Lines of data:
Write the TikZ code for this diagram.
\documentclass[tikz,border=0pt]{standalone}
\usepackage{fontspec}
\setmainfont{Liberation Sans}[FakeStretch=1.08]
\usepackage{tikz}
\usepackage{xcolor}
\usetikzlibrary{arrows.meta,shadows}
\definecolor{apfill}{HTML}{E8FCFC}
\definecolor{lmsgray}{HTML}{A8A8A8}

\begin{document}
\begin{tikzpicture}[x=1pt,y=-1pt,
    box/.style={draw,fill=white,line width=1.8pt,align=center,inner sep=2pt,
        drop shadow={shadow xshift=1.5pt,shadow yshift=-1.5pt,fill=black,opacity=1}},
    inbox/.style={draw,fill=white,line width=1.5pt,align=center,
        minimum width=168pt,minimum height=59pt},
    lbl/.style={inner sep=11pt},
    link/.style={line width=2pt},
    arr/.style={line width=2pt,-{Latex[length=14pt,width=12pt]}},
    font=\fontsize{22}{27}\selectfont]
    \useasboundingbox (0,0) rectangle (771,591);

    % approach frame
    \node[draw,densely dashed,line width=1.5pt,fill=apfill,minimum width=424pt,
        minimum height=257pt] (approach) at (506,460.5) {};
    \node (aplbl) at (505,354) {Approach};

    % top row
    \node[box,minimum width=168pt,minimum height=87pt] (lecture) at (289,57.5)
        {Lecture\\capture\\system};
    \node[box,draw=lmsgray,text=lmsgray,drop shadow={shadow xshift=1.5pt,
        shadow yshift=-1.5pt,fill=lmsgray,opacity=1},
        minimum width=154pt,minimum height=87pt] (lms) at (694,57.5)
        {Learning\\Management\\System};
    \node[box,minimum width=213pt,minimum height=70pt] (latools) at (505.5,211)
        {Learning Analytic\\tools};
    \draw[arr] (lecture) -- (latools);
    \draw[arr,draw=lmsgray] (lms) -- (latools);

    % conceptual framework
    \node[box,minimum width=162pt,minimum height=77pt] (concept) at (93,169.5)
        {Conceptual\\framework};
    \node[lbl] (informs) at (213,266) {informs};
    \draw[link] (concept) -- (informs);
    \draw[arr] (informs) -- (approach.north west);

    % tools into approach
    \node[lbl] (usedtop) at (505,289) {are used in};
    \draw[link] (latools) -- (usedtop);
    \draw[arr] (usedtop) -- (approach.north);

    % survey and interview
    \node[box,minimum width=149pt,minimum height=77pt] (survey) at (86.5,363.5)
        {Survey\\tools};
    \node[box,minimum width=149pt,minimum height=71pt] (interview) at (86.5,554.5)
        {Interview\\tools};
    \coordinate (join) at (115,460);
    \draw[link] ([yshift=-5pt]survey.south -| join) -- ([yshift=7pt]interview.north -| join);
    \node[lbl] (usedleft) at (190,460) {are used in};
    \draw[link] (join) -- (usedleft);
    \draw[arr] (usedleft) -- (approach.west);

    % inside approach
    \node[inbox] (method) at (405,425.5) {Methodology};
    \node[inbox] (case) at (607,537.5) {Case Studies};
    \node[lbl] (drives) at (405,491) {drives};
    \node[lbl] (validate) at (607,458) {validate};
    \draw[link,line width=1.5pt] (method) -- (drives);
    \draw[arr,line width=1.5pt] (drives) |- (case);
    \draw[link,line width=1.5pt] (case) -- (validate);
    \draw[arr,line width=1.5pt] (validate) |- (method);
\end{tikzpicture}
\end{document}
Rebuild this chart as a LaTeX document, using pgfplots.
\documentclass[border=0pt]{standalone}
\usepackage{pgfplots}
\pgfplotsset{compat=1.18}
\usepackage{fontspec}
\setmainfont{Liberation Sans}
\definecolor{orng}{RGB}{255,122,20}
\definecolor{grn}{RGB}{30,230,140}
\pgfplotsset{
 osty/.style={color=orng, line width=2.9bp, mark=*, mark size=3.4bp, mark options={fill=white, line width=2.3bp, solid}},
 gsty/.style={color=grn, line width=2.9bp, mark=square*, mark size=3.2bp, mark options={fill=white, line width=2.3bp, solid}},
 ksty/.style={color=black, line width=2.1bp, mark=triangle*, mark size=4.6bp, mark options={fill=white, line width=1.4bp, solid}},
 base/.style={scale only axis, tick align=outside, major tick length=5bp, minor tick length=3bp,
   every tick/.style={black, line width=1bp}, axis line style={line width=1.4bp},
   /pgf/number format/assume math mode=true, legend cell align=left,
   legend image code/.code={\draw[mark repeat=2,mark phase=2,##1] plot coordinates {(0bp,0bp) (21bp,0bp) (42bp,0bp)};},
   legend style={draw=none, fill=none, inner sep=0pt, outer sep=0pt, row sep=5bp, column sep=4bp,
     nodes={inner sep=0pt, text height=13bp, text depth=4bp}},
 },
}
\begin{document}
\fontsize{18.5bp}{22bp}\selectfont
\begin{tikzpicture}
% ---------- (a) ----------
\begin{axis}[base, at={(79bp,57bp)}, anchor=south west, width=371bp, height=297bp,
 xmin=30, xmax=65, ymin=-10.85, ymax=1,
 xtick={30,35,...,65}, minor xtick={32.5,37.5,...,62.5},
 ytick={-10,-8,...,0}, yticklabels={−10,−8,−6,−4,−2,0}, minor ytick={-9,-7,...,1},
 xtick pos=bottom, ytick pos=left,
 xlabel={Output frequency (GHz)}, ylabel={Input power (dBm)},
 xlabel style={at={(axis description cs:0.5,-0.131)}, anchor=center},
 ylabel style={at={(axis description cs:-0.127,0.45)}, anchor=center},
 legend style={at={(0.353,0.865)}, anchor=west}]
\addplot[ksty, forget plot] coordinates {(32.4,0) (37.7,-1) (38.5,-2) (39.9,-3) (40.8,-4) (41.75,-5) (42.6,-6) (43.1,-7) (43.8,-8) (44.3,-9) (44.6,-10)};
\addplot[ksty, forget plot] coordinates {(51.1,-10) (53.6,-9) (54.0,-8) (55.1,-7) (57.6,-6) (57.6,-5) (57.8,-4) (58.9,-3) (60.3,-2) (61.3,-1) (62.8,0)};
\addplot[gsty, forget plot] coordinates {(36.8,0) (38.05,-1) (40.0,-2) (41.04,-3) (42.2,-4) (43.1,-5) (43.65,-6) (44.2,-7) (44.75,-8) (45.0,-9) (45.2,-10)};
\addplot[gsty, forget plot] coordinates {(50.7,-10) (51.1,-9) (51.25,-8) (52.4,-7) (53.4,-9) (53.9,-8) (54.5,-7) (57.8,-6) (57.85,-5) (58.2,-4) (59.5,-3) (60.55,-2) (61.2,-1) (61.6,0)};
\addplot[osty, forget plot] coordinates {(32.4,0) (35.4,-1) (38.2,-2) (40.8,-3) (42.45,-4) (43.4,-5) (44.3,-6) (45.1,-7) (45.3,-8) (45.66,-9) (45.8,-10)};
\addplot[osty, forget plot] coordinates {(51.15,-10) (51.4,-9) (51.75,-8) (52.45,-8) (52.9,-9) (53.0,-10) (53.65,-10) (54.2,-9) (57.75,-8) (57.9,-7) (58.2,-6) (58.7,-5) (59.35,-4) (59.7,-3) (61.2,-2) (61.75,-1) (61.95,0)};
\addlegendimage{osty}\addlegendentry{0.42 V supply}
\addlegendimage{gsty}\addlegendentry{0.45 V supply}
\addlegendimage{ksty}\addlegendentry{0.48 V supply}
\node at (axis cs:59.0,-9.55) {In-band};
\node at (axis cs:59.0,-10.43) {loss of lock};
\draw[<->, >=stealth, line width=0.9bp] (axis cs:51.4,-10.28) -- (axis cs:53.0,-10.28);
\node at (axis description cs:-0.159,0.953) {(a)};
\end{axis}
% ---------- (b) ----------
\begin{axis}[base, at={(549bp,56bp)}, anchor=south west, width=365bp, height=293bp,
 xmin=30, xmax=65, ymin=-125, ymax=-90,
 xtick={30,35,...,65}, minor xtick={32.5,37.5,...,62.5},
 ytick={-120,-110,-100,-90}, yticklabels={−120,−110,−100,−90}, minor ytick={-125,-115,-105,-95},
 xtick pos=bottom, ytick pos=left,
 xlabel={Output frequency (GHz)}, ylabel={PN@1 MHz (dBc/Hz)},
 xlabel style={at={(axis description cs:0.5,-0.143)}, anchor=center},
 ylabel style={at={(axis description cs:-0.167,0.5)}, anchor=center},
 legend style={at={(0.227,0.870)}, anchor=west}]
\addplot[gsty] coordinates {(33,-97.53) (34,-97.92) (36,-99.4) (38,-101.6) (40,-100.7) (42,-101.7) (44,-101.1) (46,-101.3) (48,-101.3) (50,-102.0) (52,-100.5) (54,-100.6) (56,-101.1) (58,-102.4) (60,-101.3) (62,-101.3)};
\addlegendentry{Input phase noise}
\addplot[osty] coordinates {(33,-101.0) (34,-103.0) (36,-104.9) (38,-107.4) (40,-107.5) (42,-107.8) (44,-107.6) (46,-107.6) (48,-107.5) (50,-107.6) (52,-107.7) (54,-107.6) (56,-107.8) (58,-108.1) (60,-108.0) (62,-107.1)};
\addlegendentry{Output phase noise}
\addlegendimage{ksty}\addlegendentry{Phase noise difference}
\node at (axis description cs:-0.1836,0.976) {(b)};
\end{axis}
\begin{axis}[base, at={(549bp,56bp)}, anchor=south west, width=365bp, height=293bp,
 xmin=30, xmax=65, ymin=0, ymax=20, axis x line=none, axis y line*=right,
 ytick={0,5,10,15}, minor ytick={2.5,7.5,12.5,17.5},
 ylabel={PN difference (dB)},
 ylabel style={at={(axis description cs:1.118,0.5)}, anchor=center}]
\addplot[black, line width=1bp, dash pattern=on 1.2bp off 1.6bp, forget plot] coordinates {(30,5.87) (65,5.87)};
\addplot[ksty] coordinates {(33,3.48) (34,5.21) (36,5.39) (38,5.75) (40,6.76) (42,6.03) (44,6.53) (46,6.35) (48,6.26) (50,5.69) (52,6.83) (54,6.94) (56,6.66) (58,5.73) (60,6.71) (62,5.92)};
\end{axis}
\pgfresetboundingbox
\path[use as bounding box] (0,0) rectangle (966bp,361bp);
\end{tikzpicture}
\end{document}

▶ [What the task requires] Set the lines down exactly, from the first line of the records to the line where "(lms) -- (latools);" appears, with both ends kept.

▶ [Complete response]
Write the TikZ code for this diagram.
\documentclass[tikz,border=0pt]{standalone}
\usepackage{fontspec}
\setmainfont{Liberation Sans}[FakeStretch=1.08]
\usepackage{tikz}
\usepackage{xcolor}
\usetikzlibrary{arrows.meta,shadows}
\definecolor{apfill}{HTML}{E8FCFC}
\definecolor{lmsgray}{HTML}{A8A8A8}

\begin{document}
\begin{tikzpicture}[x=1pt,y=-1pt,
    box/.style={draw,fill=white,line width=1.8pt,align=center,inner sep=2pt,
        drop shadow={shadow xshift=1.5pt,shadow yshift=-1.5pt,fill=black,opacity=1}},
    inbox/.style={draw,fill=white,line width=1.5pt,align=center,
        minimum width=168pt,minimum height=59pt},
    lbl/.style={inner sep=11pt},
    link/.style={line width=2pt},
    arr/.style={line width=2pt,-{Latex[length=14pt,width=12pt]}},
    font=\fontsize{22}{27}\selectfont]
    \useasboundingbox (0,0) rectangle (771,591);

    % approach frame
    \node[draw,densely dashed,line width=1.5pt,fill=apfill,minimum width=424pt,
        minimum height=257pt] (approach) at (506,460.5) {};
    \node (aplbl) at (505,354) {Approach};

    % top row
    \node[box,minimum width=168pt,minimum height=87pt] (lecture) at (289,57.5)
        {Lecture\\capture\\system};
    \node[box,draw=lmsgray,text=lmsgray,drop shadow={shadow xshift=1.5pt,
        shadow yshift=-1.5pt,fill=lmsgray,opacity=1},
        minimum width=154pt,minimum height=87pt] (lms) at (694,57.5)
        {Learning\\Management\\System};
    \node[box,minimum width=213pt,minimum height=70pt] (latools) at (505.5,211)
        {Learning Analytic\\tools};
    \draw[arr] (lecture) -- (latools);
    \draw[arr,draw=lmsgray] (lms) -- (latools);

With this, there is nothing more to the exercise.